Section 7: Cognitive Era
AI and distributed intelligence reframe this pattern significantly. Peer influence no longer accrues only through individual expertise—it now accrues to those who curate and synthesize across machine and human intelligence sources. An engineer’s influence will increasingly depend less on solving problems alone and more on knowing which AI tools to deploy, how to interpret their output critically, and how to integrate their suggestions with human judgment in ways peers trust.
This creates new leverage: you can deliver value faster by combining AI capability with human insight. Code reviews become richer when you use AI to catch certain classes of bugs, freeing your attention for architectural reasoning and teaching moments. Analysis becomes sharper when you use AI to surface patterns in data, then add context machines cannot access.
But it introduces new risks. Influence can become hollow if it depends on appearing to have access to powerful tools rather than demonstrating actual judgment. A peer who defers to “what the AI says” without reasoning loses influence quickly once peers recognize the abdication. Reciprocity can break down if the system becomes asymmetric—some people have access to better AI tooling and others do not. In activist contexts, over-reliance on AI-driven organizing tools can obscure the human relationships that actually hold networks together when external pressure arrives.

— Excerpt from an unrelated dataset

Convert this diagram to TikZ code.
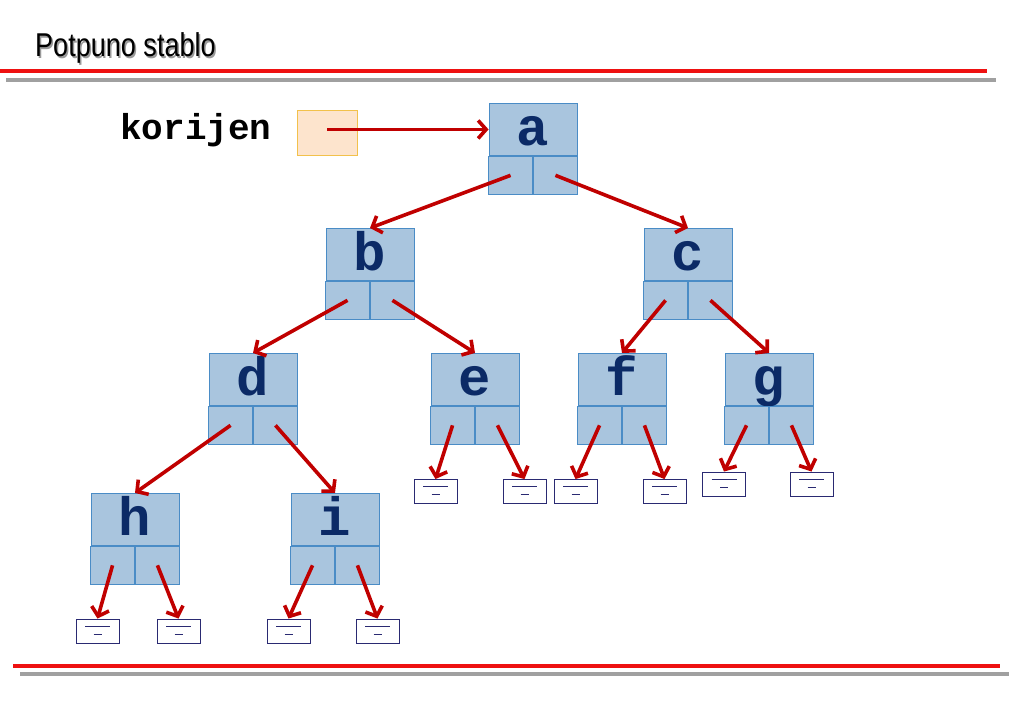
\documentclass[tikz,border=0pt]{standalone}
\usepackage{fontspec}
\setmainfont{Liberation Sans}
\newfontfamily\titlefont[FakeStretch=0.82]{Liberation Sans}
\newfontfamily\codefont{Liberation Mono}
\usetikzlibrary{arrows.meta}
\definecolor{nodefill}{HTML}{A9C5DE}
\definecolor{nodeline}{HTML}{4A8CC6}
\definecolor{letter}{HTML}{0B2A66}
\definecolor{arrowred}{HTML}{C00000}
\definecolor{rootfill}{HTML}{FDE4CD}
\definecolor{rootline}{HTML}{F2C14B}
\definecolor{nullline}{HTML}{2A2A72}
\definecolor{rulered}{HTML}{EE1111}
\definecolor{rulegray}{HTML}{A0A0A0}
\tikzset{
  x=1pt, y=-1pt,
  treetop/.style={draw=nodeline, fill=nodefill, line width=0.9pt, minimum width=88pt, minimum height=52pt, inner sep=0pt,
     text height=36pt, text depth=4pt,
     font=\codefont\bfseries\fontsize{54}{54}\selectfont, text=letter},
  cell/.style={draw=nodeline, fill=nodefill, line width=0.9pt, minimum width=44pt, minimum height=38pt, inner sep=0pt},
  nullbox/.style={draw=nullline, fill=white, line width=0.9pt, minimum width=43pt, minimum height=24pt, inner sep=0pt,
     path picture={
       \draw[nullline, line width=0.9pt] ([xshift=-12.5pt,yshift=5pt]path picture bounding box.center) -- ([xshift=12.5pt,yshift=5pt]path picture bounding box.center);
       \draw[nullline, line width=0.9pt] ([xshift=-4pt,yshift=-3pt]path picture bounding box.center) -- ([xshift=4pt,yshift=-3pt]path picture bounding box.center);
     }},
  link/.style={draw=arrowred, line width=3.6pt, -{Straight Barb[length=8pt,width=18pt]}, shorten >=0pt},
}
\newcommand{\treenode}[4]{% name, x(center), y(top), letter
  \node[treetop, anchor=north] (#1) at (#2,#3) {#4};
  \node[cell, anchor=north east] (#1L) at (#1.south) {};
  \node[cell, anchor=north west] (#1R) at (#1.south) {};
}
\begin{document}
\begin{tikzpicture}
\useasboundingbox (0,0) rectangle (1023,708);
% title
\node[anchor=base west, inner sep=0pt, text=black!40, font=\titlefont\fontsize{33}{33}\selectfont] (titleshadow) at (36.5,58.5) {Potpuno stablo};
\node[anchor=base west, inner sep=0pt, text=black, font=\titlefont\fontsize{33}{33}\selectfont] (title) at (35,57) {Potpuno stablo};
% rules
\fill[rulered] (0,69) rectangle (987,73);
\fill[rulegray] (6,78) rectangle (996,82);
\fill[rulered] (13,664) rectangle (1000,668);
\fill[rulegray] (20,672) rectangle (1009,676);
% root pointer
\node[anchor=center, inner sep=0pt, font=\codefont\bfseries\fontsize{36}{36}\selectfont] (korijen) at (196,130) {korijen};
\node[draw=rootline, fill=rootfill, line width=0.9pt, minimum width=60pt, minimum height=45pt, inner sep=0pt] (root) at (327,132.5) {};
% tree nodes
\treenode{a}{533}{103}{a}
\treenode{b}{370}{228}{b}
\treenode{c}{688}{228}{c}
\treenode{d}{253}{353}{d}
\treenode{e}{475}{353}{e}
\treenode{f}{622}{353}{f}
\treenode{g}{769}{353}{g}
\treenode{h}{135}{493}{h}
\treenode{i}{335}{493}{i}
% null boxes
\node[nullbox] (hn1) at (97.5,631) {};
\node[nullbox] (hn2) at (178.5,631) {};
\node[nullbox] (in1) at (288.5,631) {};
\node[nullbox] (in2) at (377.5,631) {};
\node[nullbox] (en1) at (435.5,491.5) {};
\node[nullbox] (en2) at (524.5,491.5) {};
\node[nullbox] (fn1) at (575.5,491.5) {};
\node[nullbox] (fn2) at (664.5,491.5) {};
\node[nullbox] (gn1) at (724,484) {};
\node[nullbox] (gn2) at (811.5,484) {};
% connectors
\draw[link] (root.center |- a.west) -- (a.west);
\draw[link] (aL.center) -- (b.north);
\draw[link] (aR.center) -- (c.north);
\draw[link] (bL.center) -- (d.north);
\draw[link] (bR.center) -- (e.north);
\draw[link] (cL.center) -- (f.north);
\draw[link] (cR.center) -- (g.north);
\draw[link] (dL.center) -- (h.north);
\draw[link] (dR.center) -- (i.north);
\draw[link] (eL.center) -- (en1.north);
\draw[link] (eR.center) -- (en2.north);
\draw[link] (fL.center) -- (fn1.north);
\draw[link] (fR.center) -- (fn2.north);
\draw[link] (gL.center) -- (gn1.north);
\draw[link] (gR.center) -- (gn2.north);
\draw[link] (hL.center) -- (hn1.north);
\draw[link] (hR.center) -- (hn2.north);
\draw[link] (iL.center) -- (in1.north);
\draw[link] (iR.center) -- (in2.north);
\end{tikzpicture}
\end{document}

The pattern remains viable, but it requires a shift: influence now goes to those who remain intelligently skeptical of machine output while using it intelligently. This is harder than old-style expertise, which was at least stable. The practitioner must continuously learn, question their tools, and help peers do the same. Reciprocity must explicitly include helping others navigate this uncertainty together.
Section 8: Vitality
Signs of life:
(1) Peers seek your input before making decisions—not because you hold formal authority, but because they value your perspective. (2) When you are absent from a meeting, people ask about your opinion on what was discussed. (3) Newer team members observe the reciprocal helping patterns and begin to adopt them without being instructed. (4) You notice yourself learning from peer feedback because the relationship is strong enough that you can hear disagreement as information, not threat.
Signs of decay:
(1) You are helping frequently, but peers are not reciprocating—either because they do not realize they should, or because they have stopped seeing your contribution as valuable. (2) People follow your suggestions without questioning them; influence has become deference, and the system is becoming brittle. (3) You find yourself keeping score: I helped them three times, they have only helped me once. This is the first signal that reciprocity is becoming transactional and will soon collapse. (4) New people joining the system do not observe or adopt the peer-influence patterns; the culture is not self-reinforcing.
When to replant:
If decay appears, reset by explicitly naming what you are trying to build: “I want to work in a system where we help each other think better, not where anyone has to keep score.” Then go silent for a while—stop offering help unsolicited. This sounds counterintuitive, but it breaks the dynamic where you have become a service. Let peers miss your input. When they ask for it again, reciprocity will be genuine. If the culture does not respond—if peers continue taking without giving, or if the formal architecture actively punishes peer influence—the system has chosen hierarchy over commons. You cannot sustain this pattern in that environment. Move to a space where it can root.